18 septembre > Roman France

Ça se passe un week-end, dans une de ces librairies de quartier encore nombreuses, un peu partout en France. Un établissement modeste mais de qualité, à l’économie fragile, tenue par un vieux libraire qui a "un bon fonds", mais aussi tendance à la mélancolie, vu l’état de sa trésorerie. On a l’impression de lire un dossier de Livres Hebdo. Il est secondé par une jeune apprentie passionnée, Sarah, mais ne lui laisse guère de latitude.

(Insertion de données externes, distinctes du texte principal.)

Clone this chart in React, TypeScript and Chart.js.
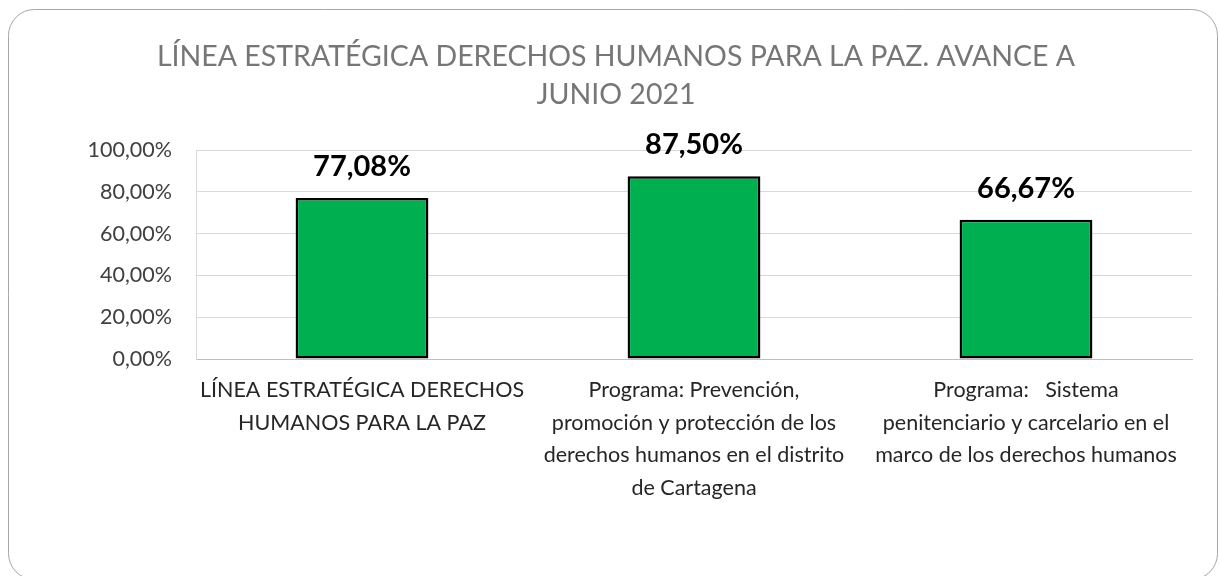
import React, { useEffect, useRef } from "react";
import { Chart, registerables } from "chart.js";
Chart.register(...registerables);

const categories: string[][] = [
  ["LÍNEA ESTRATÉGICA DERECHOS", "HUMANOS PARA LA PAZ"],
  ["Programa: Prevención,", "promoción y protección de los", "derechos humanos en el distrito", "de Cartagena"],
  ["Programa:   Sistema", "penitenciario y carcelario en el", "marco de los derechos humanos"],
];
const values = [77.08, 87.5, 66.67];
const valueLabels = ["77,08%", "87,50%", "66,67%"];
const yMin = 0;
const yMax = 100;
const yStep = 20;
const titleLines = ["LÍNEA ESTRATÉGICA DERECHOS HUMANOS PARA LA PAZ. AVANCE A", "JUNIO 2021"];

const FONT = "Lato, 'Open Sans', sans-serif";

const framePlugin = {
  id: "frame",
  beforeDraw(chart: any) {
    const ctx = chart.ctx;
    ctx.save();
    ctx.fillStyle = "#ffffff";
    ctx.fillRect(0, 0, chart.width, chart.height);
    ctx.beginPath();
    ctx.roundRect(8.5, 9.5, 1209, 570, 26);
    ctx.strokeStyle = "#a6a6a6";
    ctx.lineWidth = 1;
    ctx.stroke();
    ctx.restore();
  },
};

const titlePlugin = {
  id: "customTitle",
  afterDraw(chart: any) {
    const ctx = chart.ctx;
    ctx.save();
    ctx.fillStyle = "#767676";
    ctx.font = `28.5px ${FONT}`;
    ctx.textAlign = "center";
    ctx.textBaseline = "middle";
    titleLines.forEach((t, i) => ctx.fillText(t, 616, 57 + i * 38));
    ctx.restore();
  },
};

const labelPlugin = {
  id: "valueLabels",
  afterDatasetsDraw(chart: any) {
    const ctx = chart.ctx;
    const meta = chart.getDatasetMeta(0);
    ctx.save();
    ctx.fillStyle = "#000000";
    ctx.font = `bold 29px ${FONT}`;
    ctx.textAlign = "center";
    ctx.textBaseline = "middle";
    meta.data.forEach((bar: any, i: number) => {
      ctx.fillText(valueLabels[i], bar.x, bar.y - 31);
    });
    ctx.restore();
  },
};

export default function App() {
  const ref = useRef<HTMLCanvasElement | null>(null);
  useEffect(() => {
    if (!ref.current) return;
    const chart = new Chart(ref.current, {
      type: "bar",
      data: {
        labels: categories,
        datasets: [
          {
            data: values,
            backgroundColor: "#00b050",
            borderColor: "#000000",
            borderWidth: 2.5,
            borderSkipped: false,
            barPercentage: 0.4,
            categoryPercentage: 1,
          },
        ],
      },
      options: {
        responsive: false,
        animation: false,
        layout: { padding: { top: 150, right: 28, left: 0, bottom: 0 } },
        plugins: { legend: { display: false }, title: { display: false }, tooltip: { enabled: false } },
        scales: {
          x: {
            grid: { display: false, drawTicks: false },
            border: { display: true, color: "#bfbfbf", width: 1 },
            ticks: {
              color: "#262626",
              font: { family: FONT, size: 21.5, lineHeight: 1.51 },
              padding: 15,
              maxRotation: 0,
              autoSkip: false,
            },
            afterFit(scale: any) {
              scale.height = 217;
            },
          },
          y: {
            min: yMin,
            max: yMax,
            grid: { color: "#d9d9d9", drawTicks: false },
            border: { display: true, color: "#d9d9d9" },
            ticks: {
              stepSize: yStep,
              color: "#404040",
              font: { family: FONT, size: 21.5 },
              padding: 24,
              callback: (v: any) => Number(v).toFixed(2).replace(".", ",") + "%",
            },
            afterFit(scale: any) {
              scale.width = 196;
            },
          },
        },
      },
      plugins: [framePlugin, titlePlugin, labelPlugin],
    });
    return () => chart.destroy();
  }, []);
  return (
    <div style={{ position: "absolute", left: 0, top: 0, width: 1220, height: 576 }}>
      <canvas ref={ref} width={1220} height={576} />
    </div>
  );
}
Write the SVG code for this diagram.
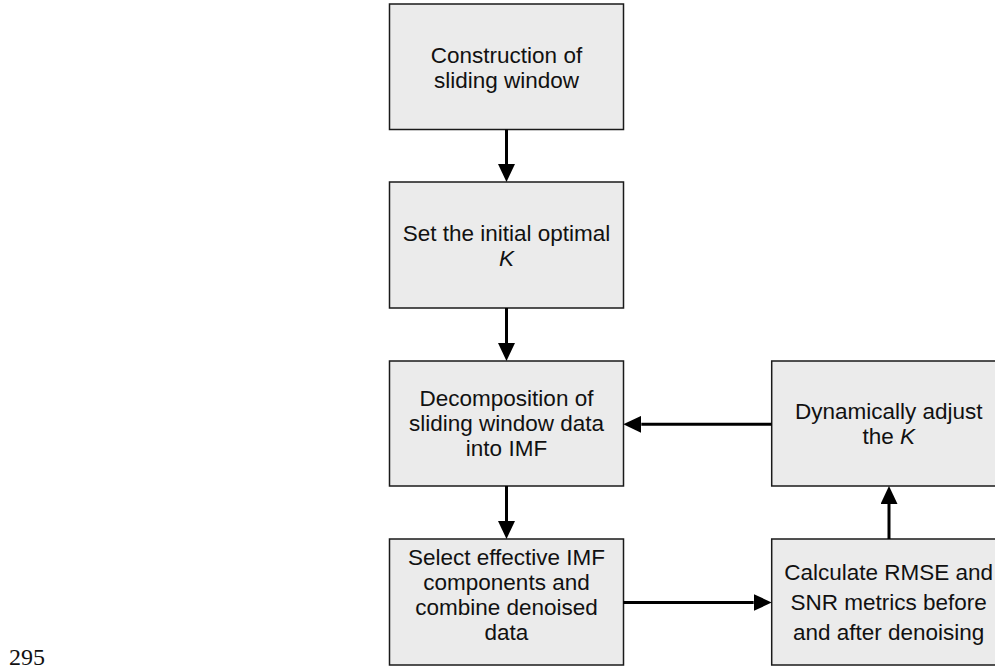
<svg xmlns="http://www.w3.org/2000/svg" width="995" height="669" viewBox="0 0 995 669">
<style>
.box{fill:#ebebeb;stroke:#1a1a1a;stroke-width:1.5}
.t{font-family:"Liberation Sans",Arial,sans-serif;font-size:22.5px;fill:#111;text-anchor:middle}
.c{stroke:#000;stroke-width:3;fill:none}
</style>
<defs>
<marker id="ah" markerUnits="userSpaceOnUse" markerWidth="18" markerHeight="17" refX="0" refY="8.5" orient="auto">
<path d="M0,0 L18,8.5 L0,17 z" fill="#000"/>
</marker>
</defs>
<rect width="995" height="669" fill="#fff"/>
<g id="n1">
<rect class="box" x="389.5" y="4" width="234" height="125.5"/>
<text class="t" x="506.5" y="62.5">Construction of</text>
<text class="t" x="506.5" y="87.5">sliding window</text>
</g>
<g id="n2">
<rect class="box" x="389.5" y="182" width="234" height="126"/>
<text class="t" x="506.5" y="240.5">Set the initial optimal</text>
<text class="t" x="506.5" y="265.5" font-style="italic">K</text>
</g>
<g id="n3">
<rect class="box" x="389.5" y="361" width="234" height="125"/>
<text class="t" x="506.5" y="406">Decomposition of</text>
<text class="t" x="506.5" y="431">sliding window data</text>
<text class="t" x="506.5" y="456">into IMF</text>
</g>
<g id="n4">
<rect class="box" x="771.7" y="361" width="234" height="125"/>
<text class="t" x="888.7" y="419">Dynamically adjust</text>
<text class="t" x="888.7" y="444">the <tspan font-style="italic">K</tspan></text>
</g>
<g id="n5">
<rect class="box" x="389.5" y="539" width="234" height="126"/>
<text class="t" x="506.5" y="565">Select effective IMF</text>
<text class="t" x="506.5" y="590">components and</text>
<text class="t" x="506.5" y="615">combine denoised</text>
<text class="t" x="506.5" y="640">data</text>
</g>
<g id="n6">
<rect class="box" x="771.7" y="539" width="234" height="126"/>
<text class="t" x="888.7" y="580">Calculate RMSE and</text>
<text class="t" x="888.7" y="610">SNR metrics before</text>
<text class="t" x="888.7" y="640">and after denoising</text>
</g>
<g id="connectors">
<line class="c" x1="506.5" y1="129.5" x2="506.5" y2="164" marker-end="url(#ah)"/>
<line class="c" x1="506.5" y1="308" x2="506.5" y2="343" marker-end="url(#ah)"/>
<line class="c" x1="506.5" y1="486" x2="506.5" y2="521" marker-end="url(#ah)"/>
<line class="c" x1="771.7" y1="424.3" x2="641.3" y2="424.3" marker-end="url(#ah)"/>
<line class="c" x1="623.3" y1="602.5" x2="753.7" y2="602.5" marker-end="url(#ah)"/>
<line class="c" x1="889" y1="539" x2="889" y2="504" marker-end="url(#ah)"/>
</g>
<text x="9" y="665" font-family="'Liberation Serif','Times New Roman',serif" font-size="24" fill="#111">295</text>
</svg>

Dans leurs rayons, cohabitent naturellement les best-sellers, bien en évidence sur une table près de la caisse, et les autres livres, ceux du "Boudoir" : tous ceux qui, depuis des mois, attendent en vain un acquéreur, et sont menacés un jour de l’affreux pilon. Mais justement, ce week-end-là, ils en ont assez, ces livres qui, une fois entre eux, vivent, bougent, volent et s’interpellent. Sous la houlette de quelques meneurs, et contre l’avis d’Académicien, bien sûr, ils décident de se rebeller, de faire leur révolution : réunis en Grand Conseil, ils montent une opération commando, fondent sur la table des best-sellers endormis sur leurs lauriers, et arrachent leurs belles jaquettes attractives et vendeuses, leurs bandeaux accrocheurs, pour se les mettre. Ainsi, ils espèrent attirer l’attention, enfin, du lecteur que chacun mérite.

Le lundi matin, lorsque la maison ouvre, le libraire ne se rend compte de rien, mais quelque chose a changé, et l’a changé. Il décide d’oublier les discours catastrophistes de son fils Aurélien, brillant businessman devenu lobbyiste à Bruxelles pour un grand groupe américain tentaculaire et mégalomane, et de laisser plus d’initiative à Sarah, qui possède un bon jugement littéraire, pour réorganiser l’espace de vente, faire mieux tourner les titres.

Sous la forme d’une fable limpide, drôle et grinçante à la fois, Bertrand Guillot, auteur, entre autres romans, de Hors jeu (Le Dilettante, 2007), a voulu composer une ode au livre, à la lecture et à la librairie. Pari réussi.